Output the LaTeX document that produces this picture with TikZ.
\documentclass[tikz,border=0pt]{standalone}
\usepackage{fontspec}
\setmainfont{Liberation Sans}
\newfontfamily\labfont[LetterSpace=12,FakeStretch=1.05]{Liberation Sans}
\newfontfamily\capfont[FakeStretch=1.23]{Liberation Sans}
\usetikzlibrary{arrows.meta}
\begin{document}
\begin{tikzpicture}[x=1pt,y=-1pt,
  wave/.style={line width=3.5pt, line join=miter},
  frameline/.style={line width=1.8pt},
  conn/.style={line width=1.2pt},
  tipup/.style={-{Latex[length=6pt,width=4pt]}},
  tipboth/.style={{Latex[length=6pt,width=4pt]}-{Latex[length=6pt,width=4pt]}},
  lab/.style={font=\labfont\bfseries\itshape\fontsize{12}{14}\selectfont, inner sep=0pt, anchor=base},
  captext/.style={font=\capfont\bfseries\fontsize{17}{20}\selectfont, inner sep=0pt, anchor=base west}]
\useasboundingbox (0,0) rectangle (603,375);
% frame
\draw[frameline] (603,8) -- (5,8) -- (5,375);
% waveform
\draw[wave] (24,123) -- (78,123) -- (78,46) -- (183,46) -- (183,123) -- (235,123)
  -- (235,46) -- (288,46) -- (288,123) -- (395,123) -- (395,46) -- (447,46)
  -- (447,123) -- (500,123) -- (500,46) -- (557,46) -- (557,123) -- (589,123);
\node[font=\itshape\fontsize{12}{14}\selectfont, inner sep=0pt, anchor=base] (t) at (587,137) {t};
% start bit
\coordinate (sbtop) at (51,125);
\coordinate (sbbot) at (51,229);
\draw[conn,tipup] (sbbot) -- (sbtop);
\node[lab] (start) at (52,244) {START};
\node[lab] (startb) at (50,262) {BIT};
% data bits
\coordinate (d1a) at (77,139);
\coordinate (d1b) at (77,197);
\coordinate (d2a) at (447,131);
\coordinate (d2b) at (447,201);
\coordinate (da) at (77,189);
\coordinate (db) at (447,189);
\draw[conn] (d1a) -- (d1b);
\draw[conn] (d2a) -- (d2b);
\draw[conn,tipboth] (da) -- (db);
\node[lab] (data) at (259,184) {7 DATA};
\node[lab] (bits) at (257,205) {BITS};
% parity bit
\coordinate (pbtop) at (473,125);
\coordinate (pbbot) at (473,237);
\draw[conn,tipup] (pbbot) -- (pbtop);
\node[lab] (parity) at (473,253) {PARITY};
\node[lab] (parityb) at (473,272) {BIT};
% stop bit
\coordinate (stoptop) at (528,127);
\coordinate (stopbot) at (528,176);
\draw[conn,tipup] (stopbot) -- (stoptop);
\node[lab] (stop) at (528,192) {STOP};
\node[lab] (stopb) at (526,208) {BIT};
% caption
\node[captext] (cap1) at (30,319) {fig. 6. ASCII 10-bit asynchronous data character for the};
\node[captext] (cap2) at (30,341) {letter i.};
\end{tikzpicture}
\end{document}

--------

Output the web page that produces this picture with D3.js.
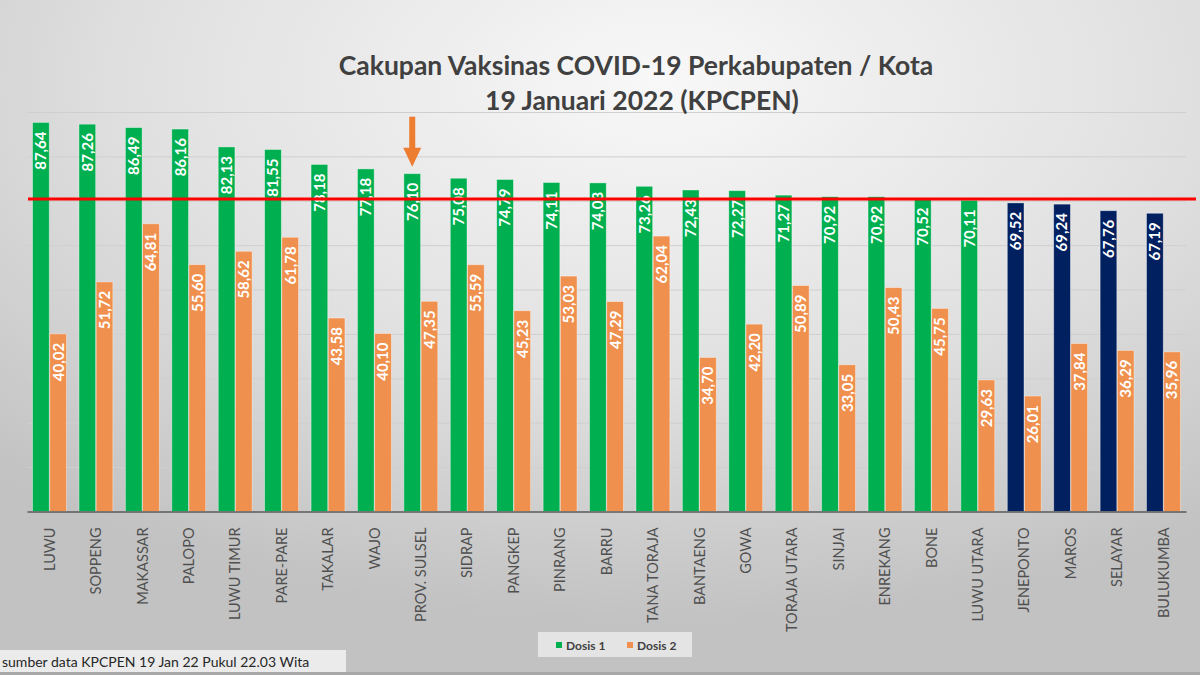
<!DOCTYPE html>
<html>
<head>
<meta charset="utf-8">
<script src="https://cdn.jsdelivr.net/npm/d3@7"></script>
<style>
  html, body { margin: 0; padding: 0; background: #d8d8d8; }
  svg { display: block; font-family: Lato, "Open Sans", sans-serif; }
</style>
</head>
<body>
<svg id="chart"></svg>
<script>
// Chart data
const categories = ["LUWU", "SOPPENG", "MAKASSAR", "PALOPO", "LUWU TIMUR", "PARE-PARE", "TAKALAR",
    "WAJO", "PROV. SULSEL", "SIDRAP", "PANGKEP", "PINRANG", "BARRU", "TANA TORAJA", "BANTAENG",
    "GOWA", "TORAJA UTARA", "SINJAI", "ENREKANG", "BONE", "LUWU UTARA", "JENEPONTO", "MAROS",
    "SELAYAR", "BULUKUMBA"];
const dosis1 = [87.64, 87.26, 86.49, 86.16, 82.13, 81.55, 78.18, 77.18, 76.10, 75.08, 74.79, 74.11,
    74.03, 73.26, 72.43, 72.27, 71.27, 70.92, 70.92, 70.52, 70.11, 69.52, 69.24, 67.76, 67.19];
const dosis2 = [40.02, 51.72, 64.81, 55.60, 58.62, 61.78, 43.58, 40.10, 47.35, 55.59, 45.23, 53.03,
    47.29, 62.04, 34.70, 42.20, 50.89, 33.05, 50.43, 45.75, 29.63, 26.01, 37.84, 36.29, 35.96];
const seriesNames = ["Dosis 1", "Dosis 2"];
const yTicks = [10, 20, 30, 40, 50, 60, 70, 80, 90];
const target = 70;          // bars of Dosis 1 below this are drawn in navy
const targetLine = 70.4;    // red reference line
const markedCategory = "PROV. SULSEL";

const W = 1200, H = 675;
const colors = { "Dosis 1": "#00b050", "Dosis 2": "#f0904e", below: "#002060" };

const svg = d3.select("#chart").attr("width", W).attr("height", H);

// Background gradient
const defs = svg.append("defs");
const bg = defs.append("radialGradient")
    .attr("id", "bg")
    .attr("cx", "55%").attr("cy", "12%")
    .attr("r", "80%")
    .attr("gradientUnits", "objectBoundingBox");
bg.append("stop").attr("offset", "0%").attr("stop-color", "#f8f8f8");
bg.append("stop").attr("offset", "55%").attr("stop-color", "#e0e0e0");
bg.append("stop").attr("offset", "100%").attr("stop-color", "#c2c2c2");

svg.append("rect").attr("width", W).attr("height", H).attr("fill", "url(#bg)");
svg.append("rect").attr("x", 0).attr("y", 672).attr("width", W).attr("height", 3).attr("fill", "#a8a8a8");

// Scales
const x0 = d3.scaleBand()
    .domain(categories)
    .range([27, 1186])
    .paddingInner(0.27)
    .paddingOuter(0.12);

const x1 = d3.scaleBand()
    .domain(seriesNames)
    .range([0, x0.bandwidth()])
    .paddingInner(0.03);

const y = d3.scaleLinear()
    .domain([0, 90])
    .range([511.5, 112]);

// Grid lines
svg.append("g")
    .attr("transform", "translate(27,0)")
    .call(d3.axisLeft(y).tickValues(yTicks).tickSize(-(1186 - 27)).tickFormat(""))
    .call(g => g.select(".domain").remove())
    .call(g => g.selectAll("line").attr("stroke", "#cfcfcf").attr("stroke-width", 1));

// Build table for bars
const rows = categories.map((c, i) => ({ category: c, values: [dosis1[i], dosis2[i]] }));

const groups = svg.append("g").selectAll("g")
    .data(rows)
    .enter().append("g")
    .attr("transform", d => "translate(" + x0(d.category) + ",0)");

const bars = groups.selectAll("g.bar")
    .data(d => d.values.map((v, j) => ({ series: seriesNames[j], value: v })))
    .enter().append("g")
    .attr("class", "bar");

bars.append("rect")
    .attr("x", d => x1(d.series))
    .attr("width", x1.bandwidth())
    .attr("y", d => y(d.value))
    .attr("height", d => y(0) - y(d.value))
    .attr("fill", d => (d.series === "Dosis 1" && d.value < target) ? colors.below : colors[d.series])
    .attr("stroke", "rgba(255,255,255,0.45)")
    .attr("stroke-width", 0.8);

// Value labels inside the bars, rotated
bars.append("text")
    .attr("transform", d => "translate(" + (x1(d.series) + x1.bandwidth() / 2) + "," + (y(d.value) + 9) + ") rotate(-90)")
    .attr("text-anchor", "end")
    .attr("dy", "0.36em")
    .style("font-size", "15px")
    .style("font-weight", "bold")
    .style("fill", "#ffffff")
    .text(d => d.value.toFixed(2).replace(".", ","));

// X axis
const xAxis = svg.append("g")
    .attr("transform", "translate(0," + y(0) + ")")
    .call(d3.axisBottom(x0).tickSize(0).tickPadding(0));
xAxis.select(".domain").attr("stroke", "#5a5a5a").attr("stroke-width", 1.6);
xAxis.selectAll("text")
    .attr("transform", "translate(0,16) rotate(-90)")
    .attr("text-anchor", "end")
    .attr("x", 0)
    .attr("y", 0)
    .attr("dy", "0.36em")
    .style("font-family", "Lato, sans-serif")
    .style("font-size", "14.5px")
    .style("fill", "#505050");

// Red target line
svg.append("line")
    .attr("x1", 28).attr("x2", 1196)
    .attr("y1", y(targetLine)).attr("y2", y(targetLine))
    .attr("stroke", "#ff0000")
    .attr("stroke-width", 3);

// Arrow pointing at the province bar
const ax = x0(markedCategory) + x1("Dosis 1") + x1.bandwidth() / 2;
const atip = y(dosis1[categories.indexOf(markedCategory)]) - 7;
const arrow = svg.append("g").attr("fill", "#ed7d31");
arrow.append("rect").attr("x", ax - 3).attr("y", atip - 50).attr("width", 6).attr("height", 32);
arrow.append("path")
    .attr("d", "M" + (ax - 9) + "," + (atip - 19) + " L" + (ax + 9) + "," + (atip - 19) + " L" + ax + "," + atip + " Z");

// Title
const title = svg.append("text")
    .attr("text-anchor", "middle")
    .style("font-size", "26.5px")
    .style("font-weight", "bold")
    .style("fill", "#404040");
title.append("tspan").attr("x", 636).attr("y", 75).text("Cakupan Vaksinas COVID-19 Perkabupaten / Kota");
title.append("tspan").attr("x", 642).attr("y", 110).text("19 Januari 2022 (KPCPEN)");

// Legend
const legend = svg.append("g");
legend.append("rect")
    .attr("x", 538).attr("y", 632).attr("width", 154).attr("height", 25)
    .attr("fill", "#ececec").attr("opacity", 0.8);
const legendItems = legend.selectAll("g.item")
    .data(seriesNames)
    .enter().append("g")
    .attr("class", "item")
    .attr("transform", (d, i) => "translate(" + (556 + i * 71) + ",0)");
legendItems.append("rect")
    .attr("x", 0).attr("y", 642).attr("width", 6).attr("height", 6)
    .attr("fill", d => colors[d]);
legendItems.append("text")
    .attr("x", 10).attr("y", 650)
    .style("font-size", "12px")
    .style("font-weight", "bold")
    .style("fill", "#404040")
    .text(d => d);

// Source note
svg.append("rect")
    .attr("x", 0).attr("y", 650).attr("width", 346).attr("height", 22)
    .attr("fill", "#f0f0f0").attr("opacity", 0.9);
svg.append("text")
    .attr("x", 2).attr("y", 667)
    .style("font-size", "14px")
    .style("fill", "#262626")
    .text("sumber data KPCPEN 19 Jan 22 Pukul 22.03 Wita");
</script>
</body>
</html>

--------

- WHAT TO WORK ON
Say how many lines in the records hold "this", with the number as the whole reply.

- COMPLETE ANSWER
3